888 also noted that this review could see the implementation of a fine, additional regulatory measures or even the suspension of William Hills’ UK licence.
“In November 2021, the William Hill Group notified the UKGC of separate areas it plans to address arising from challenges implementing cross-brand self-exclusion processes,” 888 confirmed.
“The target business (William Hill) has recorded a provision of £15m in its financial statements for target FY 2021 to cover potential cash outflows resulting from any regulatory sanctions and associated costs resulting from this compliance assessment and licence review,” it added.
If the punishment turns out to be £15m, it would be the largest fine ever dished out by the UKGC. In March, the regulator hit 888 with a fine of £9.4m for AML and social responsibility breaches, while Hills was fined £6.2m in 2018 for failing to identify problem gambling and prevent money laundering.
888’s deal to acquire the Hills non-US business from present owner Caesars Entertainment is set to complete in June, with the two companies negotiating a revised purchase agreement to reflect this impending penalty.
To mitigate these “certain losses and costs” arising from a potential suspension or the implementation of certain licensing conditions on Hills, Caesars and 888 have inked a series of indemnity agreements aimed at protecting the business if certain outcomes occur as a result.

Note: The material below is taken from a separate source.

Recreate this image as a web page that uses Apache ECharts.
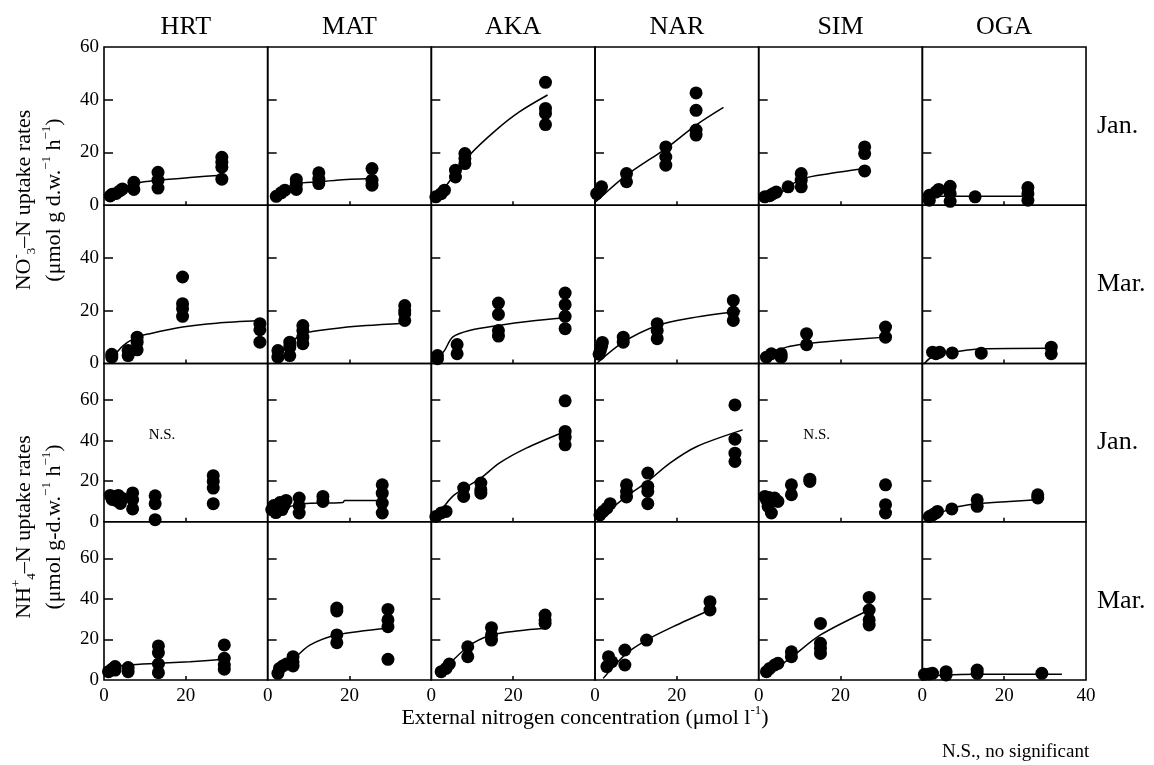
<!DOCTYPE html>
<html>
<head>
<meta charset="utf-8">
<script src="https://cdn.jsdelivr.net/npm/echarts@6.0.0/dist/echarts.min.js"></script>
<style>html,body{margin:0;padding:0;background:#fff}#main{width:1154px;height:765px}</style>
</head>
<body>
<div id="main"></div>
<script>
// stations (columns) and months (rows)
var stations = ['HRT', 'MAT', 'AKA', 'NAR', 'SIM', 'OGA'];
var months = ['Jan.', 'Mar.', 'Jan.', 'Mar.'];
var yMax = [60, 60, 78, 78];
var yTicks = [[20, 40], [20, 40], [20, 40, 60], [20, 40, 60]];
var yLabels = [[0, 20, 40, 60], [0, 20, 40], [0, 20, 40, 60], [0, 20, 40, 60]];
var nsPanels = [[2, 0], [2, 4]]; // row, col without significant fit

// NO3- uptake, January: measured points per station
var no3JanPts = [
  [[1.5,3.5],[2,4.2],[3,4.5],[3.9,5.5],[4.5,6.2],[7.3,8.7],[7.3,6],[13.2,12.5],[13.2,9.5],[13.2,6.5],[28.8,18.2],[28.8,16.3],[28.8,14.4],[28.8,9.9]],
  [[2.1,3.4],[3.3,4.7],[4.2,5.7],[7,9.8],[7,8],[7,6],[12.5,12.3],[12.5,9.9],[12.5,8.2],[25.5,13.9],[25.5,9.5],[25.5,7.6]],
  [[1.1,3.2],[2.4,4.4],[3.2,5.7],[5.9,13.3],[5.9,10.7],[8.2,19.6],[8.2,17.7],[8.2,15.8],[27.9,46.6],[27.9,36.7],[27.9,34.8],[27.9,30.6]],
  [[0.4,4.4],[1.2,5.7],[1.6,7],[7.7,12],[7.7,8.9],[17.3,22.1],[17.3,18.3],[17.3,15.2],[24.7,42.6],[24.7,36],[24.7,28.5],[24.7,26.6]],
  [[1.5,3.2],[2.7,3.6],[3.5,4.4],[4.3,5],[7.2,7],[10.4,12],[10.4,9.5],[10.4,7],[25.9,22.1],[25.9,19.6],[25.9,13]],
  [[1.7,1.9],[1.7,3.8],[3.3,5],[4,6],[6.8,7.2],[6.8,4.4],[6.8,1.5],[12.9,3.2],[25.8,6.7],[25.8,4.4],[25.8,1.9]]
];
var no3JanFit = [
  [[1.5,3],[4,6],[8,8.4],[13.2,9.5],[21.8,10.6],[28.8,11.4]],
  [[2.1,3.2],[4.5,6.5],[7,8.2],[12.5,8.9],[16.8,9.5],[25.5,10.1]],
  [[0.7,1.3],[5.2,10.7],[9.3,19],[15.8,28.5],[21.5,35.4],[28.4,41.8]],
  [[0.2,1.3],[7.7,11.4],[17.3,21.5],[24.7,30.4],[31.4,37.1]],
  [[1,2.5],[5.1,4.4],[7.2,7],[10.8,10.1],[17.4,12],[25.9,13.9]],
  [[1.7,3],[3.3,3.4],[12.9,3.4],[25.8,3.4]]
];

// NO3- uptake, March
var no3MarPts = [
  [[1.9,2.4],[1.9,3.5],[5.9,4.9],[5.9,3],[8.1,10],[8.1,8.1],[8.1,5.2],[19.2,32.8],[19.2,22.7],[19.2,20.8],[19.2,17.9],[38.1,15.1],[38.1,12.8],[38.1,8.1]],
  [[2.5,4.9],[2.5,2.4],[5.4,8.1],[5.4,6.2],[5.4,3],[8.6,14.4],[8.6,12.5],[8.6,10],[8.6,7.5],[33.5,22],[33.5,20.1],[33.5,18.9],[33.5,16.3]],
  [[1.5,3],[1.5,1.8],[6.3,7.2],[6.3,3.7],[16.4,22.9],[16.4,18.6],[16.4,12.5],[16.4,10.4],[32.7,26.7],[32.7,22.3],[32.7,17.9],[32.7,13.2]],
  [[1,3.5],[1.3,5],[1.6,6.5],[1.8,8],[6.9,10],[6.9,8.1],[15.2,15.1],[15.2,12.5],[15.2,9.4],[33.8,23.9],[33.8,19.5],[33.8,16.3]],
  [[1.9,2.4],[3.1,3.7],[5.5,3.7],[5.5,2.4],[11.7,11.3],[11.7,7.1],[31,13.8],[31,10]],
  [[2.5,4.3],[3.3,3.7],[4.2,4.3],[7.3,4],[14.4,3.9],[31.5,6.2],[31.5,3.7]]
];
var no3MarFit = [
  [[1.5,1.1],[4.7,6.8],[8.1,10],[11.2,11.3],[19.2,13.8],[27.5,15.3],[38.1,16.3]],
  [[2.1,2.4],[5.4,7.5],[8.6,11.3],[16,13.2],[24.1,14.4],[33.5,15.3]],
  [[0.7,0.5],[3.2,4.9],[5.2,10],[9.3,12.5],[16.4,14.4],[24,16],[32.7,17.3]],
  [[0.4,0],[6.9,8.1],[15.2,14.4],[22.4,17],[35.5,19.9]],
  [[2.7,3.7],[6.8,6.2],[11.7,7.5],[19.8,8.7],[31,10]],
  [[0.5,0],[1.7,1.8],[4.2,3.7],[7.3,4.3],[14.4,5.6],[31.5,5.8]]
];

// NH4+ uptake, January
var nh4JanPts = [
  [[1.5,13],[2,11],[2.5,12.5],[3,10.5],[3.5,13],[4,9],[4.5,11.5],[7,14.2],[7,10.9],[7,6.3],[12.5,12.8],[12.5,8.9],[12.5,1],[26.7,22.7],[26.7,19.9],[26.7,16.6],[26.7,8.9]],
  [[1,6],[1.5,8],[2,4.5],[2.5,7],[3,9.5],[3.5,6],[4,8],[4.5,10.5],[7.7,11.7],[7.7,7.9],[7.7,4.3],[13.5,12.5],[13.5,10],[28,18.2],[28,14.1],[28,9.2],[28,4.3]],
  [[1.1,2.6],[2.4,4.3],[3.6,5.1],[7.9,16.6],[7.9,12.5],[12.1,19.1],[12.1,15.8],[12.1,14.1],[32.7,59.6],[32.7,44.5],[32.7,41.7],[32.7,37.9]],
  [[1.2,3.4],[2,5.1],[2.9,6.7],[3.7,8.9],[7.7,18.2],[7.7,14.9],[7.7,12.2],[12.9,24],[12.9,17.4],[12.9,14.9],[12.9,8.9],[34.2,57.6],[34.2,40.7],[34.2,33.8],[34.2,29.7]],
  [[1.5,12.5],[1.9,10.8],[2.3,7.6],[2.5,12],[3.1,4.3],[3.9,11.7],[4.7,10],[8,18.2],[8,13.3],[12.5,19.9],[12.5,21],[31,18.2],[31,8.4],[31,4.3]],
  [[1.7,2.6],[2.5,3.4],[3.3,4.3],[3.7,5.1],[7.2,6.3],[13.4,10.8],[13.4,7.6],[28.2,13.3],[28.2,11.7]]
];
var nh4JanFit = [
  null,
  [[0.9,5.9],[5.4,7.5],[8.6,8.9],[18.4,9.5],[18.8,10.5],[28,10.5]],
  [[0.7,0.2],[5.2,12.5],[12.1,21.5],[16.6,28.9],[23.2,36.3],[32.7,44.5]],
  [[1.2,1.8],[7.7,12.5],[12.9,19.9],[18.3,28.9],[24.9,37.1],[36.1,45.3]],
  null,
  [[1.3,1],[7.2,6.7],[13.4,8.9],[21.3,10],[28,10.8]]
];

// NH4+ uptake, March
var nh4MarPts = [
  [[1.1,4.1],[1.9,5.3],[2.7,4.9],[2.7,6.6],[5.9,6.1],[5.9,4.1],[13.3,16.8],[13.3,13.5],[13.3,7.9],[13.3,3.6],[29.4,17.3],[29.4,10.7],[29.4,7.4],[29.4,5.3]],
  [[2.5,3.3],[2.9,5.7],[3.7,6.9],[4.6,7.9],[6.2,11.5],[6.2,9],[6.2,6.9],[16.9,35.5],[16.9,34],[16.9,22.2],[16.9,18.4],[29.4,34.8],[29.4,29.6],[29.4,26.3],[29.4,10.2]],
  [[2.4,4.1],[3.6,5.7],[4.4,7.9],[8.9,16.4],[8.9,11.5],[14.7,25.8],[14.7,22.2],[14.7,19.7],[27.8,32],[27.8,29.6],[27.8,27.9]],
  [[2.9,6.6],[3.3,11.5],[4.1,9],[7.3,14.8],[7.3,7.4],[12.6,19.7],[28.1,38.6],[28.1,34.5]],
  [[1.9,4.1],[2.7,5.7],[3.9,7.4],[4.7,8.2],[8,13.9],[8,11.5],[15.1,27.9],[15.1,18.1],[15.1,15.6],[15.1,13.1],[27,40.7],[27,34.5],[27,29.6],[27,27.1]],
  [[0.5,2.8],[1.7,3],[2.5,3.3],[5.8,4.1],[5.8,2.5],[13.4,4.9],[13.4,3.3],[29.2,3.3]]
];
var nh4MarFit = [
  [[0.7,3.3],[2.7,6.6],[5.9,7.4],[13.3,8.2],[21,9],[29.4,10.2]],
  [[2.1,1.6],[6.2,9.9],[10.3,17.2],[16.9,22.2],[29.4,25.5]],
  [[1.5,1.6],[8.9,16.4],[14.7,22.2],[21.5,24.3],[27.8,25.5]],
  [[2,0.8],[7.7,13.1],[12.6,19.7],[19.1,26.3],[28.1,34.5]],
  [[1.5,1.6],[8.2,11.5],[15.1,22.2],[27,34.5]],
  [[0.1,1.6],[5.8,2.5],[13.4,2.8],[29.2,2.8],[34.1,2.8]]
];

var rowPts = [no3JanPts, no3MarPts, nh4JanPts, nh4MarPts];
var rowFit = [no3JanFit, no3MarFit, nh4JanFit, nh4MarFit];

var FONT = '"Liberation Serif", "Times New Roman", serif';
var L = 104, T = 47, W = 163.67, H = 158.25;

var grids = [], xAxes = [], yAxes = [], series = [];
for (var r = 0; r < 4; r++) {
  for (var c = 0; c < 6; c++) {
    var g = grids.length;
    grids.push({
      left: L + c * W, top: T + r * H, width: W, height: H,
      show: true, borderColor: '#000', borderWidth: 1.6
    });
    xAxes.push({
      type: 'value', gridIndex: g, min: 0, max: 40,
      axisLine: { show: false }, splitLine: { show: false },
      axisTick: { inside: true, length: 4, customValues: [20], lineStyle: { color: '#000', width: 1.5 } },
      axisLabel: {
        show: r === 3, customValues: c === 5 ? [0, 20, 40] : [0, 20],
        color: '#000', fontFamily: FONT, fontSize: 19, margin: 7
      }
    });
    yAxes.push({
      type: 'value', gridIndex: g, min: 0, max: yMax[r],
      axisLine: { show: false }, splitLine: { show: false },
      axisTick: { inside: true, length: 9, customValues: yTicks[r], lineStyle: { color: '#000', width: 1.5 } },
      axisLabel: {
        show: c === 0, customValues: yLabels[r],
        color: '#000', fontFamily: FONT, fontSize: 19, margin: 5
      }
    });
    series.push({
      type: 'scatter', xAxisIndex: g, yAxisIndex: g,
      data: rowPts[r][c], symbol: 'circle', symbolSize: 13,
      itemStyle: { color: '#000', opacity: 1 }
    });
    if (rowFit[r][c]) {
      series.push({
        type: 'line', xAxisIndex: g, yAxisIndex: g,
        data: rowFit[r][c], showSymbol: false, smooth: 0.3,
        lineStyle: { color: '#000', width: 1.5 }
      });
    }
  }
}

var rich = {
  m: { fontSize: 22, fontFamily: FONT, lineHeight: 28, verticalAlign: 'middle' },
  sup: { fontSize: 13, fontFamily: FONT, lineHeight: 14, verticalAlign: 'top' },
  sub: { fontSize: 13, fontFamily: FONT, lineHeight: 14, verticalAlign: 'bottom' }
};

var graphic = [];
stations.forEach(function (s, c) {
  graphic.push({ type: 'text', x: L + c * W + W / 2, y: 27,
    style: { text: s, font: '26px ' + FONT, fill: '#000', align: 'center', verticalAlign: 'middle' } });
});
months.forEach(function (m, r) {
  graphic.push({ type: 'text', x: 1097, y: T + r * H + H / 2,
    style: { text: m, font: '26px ' + FONT, fill: '#000', align: 'left', verticalAlign: 'middle' } });
});
nsPanels.forEach(function (p) {
  graphic.push({ type: 'text', x: L + p[1] * W + 58, y: T + p[0] * H + 72,
    style: { text: 'N.S.', font: '15px ' + FONT, fill: '#000', align: 'center', verticalAlign: 'middle' } });
});
function rotText(x, y, txt) {
  graphic.push({ type: 'text', x: x, y: y, rotation: Math.PI / 2,
    style: { text: txt, rich: rich, fill: '#000', align: 'center', verticalAlign: 'middle' } });
}
rotText(24, 200, '{m|NO}{sup|-}{sub|3}{m|–N uptake rates}');
rotText(54, 200, '{m|(μmol g d.w.}{sup|−1}{m| h}{sup|−1}{m|)}');
rotText(24, 527, '{m|NH}{sup|+}{sub|4}{m|–N uptake rates}');
rotText(54, 527, '{m|(μmol g-d.w.}{sup|−1}{m| h}{sup|−1}{m|)}');
graphic.push({ type: 'text', x: 585, y: 718,
  style: { text: '{m|External nitrogen concentration (μmol l}{sup|-1}{m|)}', rich: rich, fill: '#000', align: 'center', verticalAlign: 'middle' } });
graphic.push({ type: 'text', x: 942, y: 752,
  style: { text: 'N.S., no significant', font: '19px ' + FONT, fill: '#000', align: 'left', verticalAlign: 'middle' } });

var chart = echarts.init(document.getElementById('main'));
chart.setOption({
  animation: false,
  backgroundColor: '#fff',
  grid: grids,
  xAxis: xAxes,
  yAxis: yAxes,
  series: series,
  graphic: graphic
});
</script>
</body>
</html>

The agreements, inked on 8 March, cover the Mr Green Limited, WHG (International) Limited and William Hill organisation limited business with a total aggregate liability to Caesars of £380m.
Any licence suspension applied by the UKGC to any of these entities will be indemnified by Caesars to a maximum of £152m.
In the event of licence conditions being imposed by the UKGC, Caesars will be liable to pay a maximum of £78m to 888 as part of its indemnity agreement.
Following the lifting of any licence suspension, Caesars must make an additional one-time reactivation payment not exceeding £150m to each of the licensed entities named.
“The licensed entity must notify Caesars as soon as practicable after they become aware of liability under the indemnity deed and in any event no later than three months after the date on which the UKGC issues its final decision notice in relation to the current licence,” 888’s agreement with Caesars states.
“Caesars also has certain information, consultation and conduct rights as indemnifying party, including the right to appoint an independent expert,” 888 added.
The UKGC has not responded to a request for comment on the review at the time of publication after being approached by EGR.